What We Are Doing

Nicaraguan children ask for a fairer and equitable world in 2030 9 Jul 2015

By Ramon J. Meneses, Advocacy and Communication Coordinator, Save the Children in Nicaragua

More than 200 children ran or walked approximately four kilometers around Tiscapa Lagoon, with the slogan of “Zero preventable child deaths by 2030”, during the Race/Walkathon for Survival 2015 held on 5 July in Managua, the capital city of Nicaragua.

These children come from our projects - the Luis Alfonso Velasquez Flores Children’s Movement (MILAVF), the National Movement of Adolescents and Youth (MNAJ) and other Save the Children partners. They were joined by adults from different national and international organizations that work for children’s rights.  

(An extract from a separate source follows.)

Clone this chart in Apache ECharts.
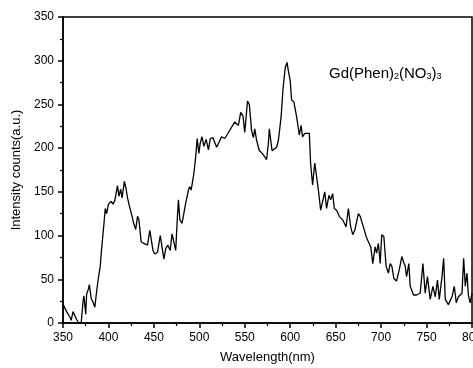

“For 2030, we want a fairer, more equitable world,” said the children from the platform where a brief ceremony was held before the race/walk started. “Don‘t leave anyone behind! We want equitable access to health, education and social protection. By 2030, we want all children to have a free and quality education.”

These slogans represented six of the main objectives of the Post-2015 Sustainable Development Agenda that children had presented in bilateral conversations to top government officials such as the Minister for Foreign Affairs, Samuel Santos; the Minister of the Family, Marcia Ramirez; and the Ombudsperson for Children’s Rights, Martha Toruño.

The priorities were chosen by 1,080 children who participated in consultations held in 2014 in 10 Latin American countries, including Nicaragua: quality education, ending poverty, a healthy life, ending hunger, gender equality and living in peace, according to the child-friendly version of the Zero Draft document produced by the UN Open Working Group.

In both their lobbying meetings and their presentations in the media, children stated that the aim of the Race for Survival 2015 was to promote a commitment to the objectives and goals of the Post-2015 Sustainable Development Agenda, which will be approved in September at the United Nations.

Speaking to the children before the race, National Assembly legislator Carlos Emilio Lopez said, “the Post-2015 goals aim to universalize all children’s rights, regardless of age, the geographical area where they were born, their ethnic identity or their economic condition. In other words, the rights should be inclusive.” Other officials that joined this event having been invited by the children were the Child Rights Ombudsperson Martha Toruño and Mendy Arauz, National Director of the Ministry of the Family, Adolescents and Children’s Amor (Love) Program, which is the government’s main social protection program.

Save the Children’s Program Quality Director, Luz María Sequeira, said that “eliminating preventable child deaths is possible, but there must be greater investment and planning to work on the issue.” She said that as a result of Save the Children’s work with the Ministry of Health and community health workers (brigadistas), infant mortality (among children under the age of one) in Matagalpa and Jinotega, where we work, dropped from 32 per 1,000 live births in 2006 to 22 per 1,000 live births in 2014.

At the national level, according to UNICEF, infant mortality fell from 50 per 1,000 live births in 1990 to 21 per 1,000 live births in 2012. This means that Nicaragua will meet the commitment it acquired in relation to target 4 of the Millennium Development Goals.

This was the third time Nicaragua has participated in the Race for Survival, an event that Save the Children holds globally. In addition to addressing different issues of the Post-2015 Development Agenda, the main characteristic this year was increased child participation, with the race being the culmination of a whole process in this respect. It was the children who decided on the kind of event they wanted, the place and the characteristics, and it was they who carried out the lobbying work and acted as spokespeople.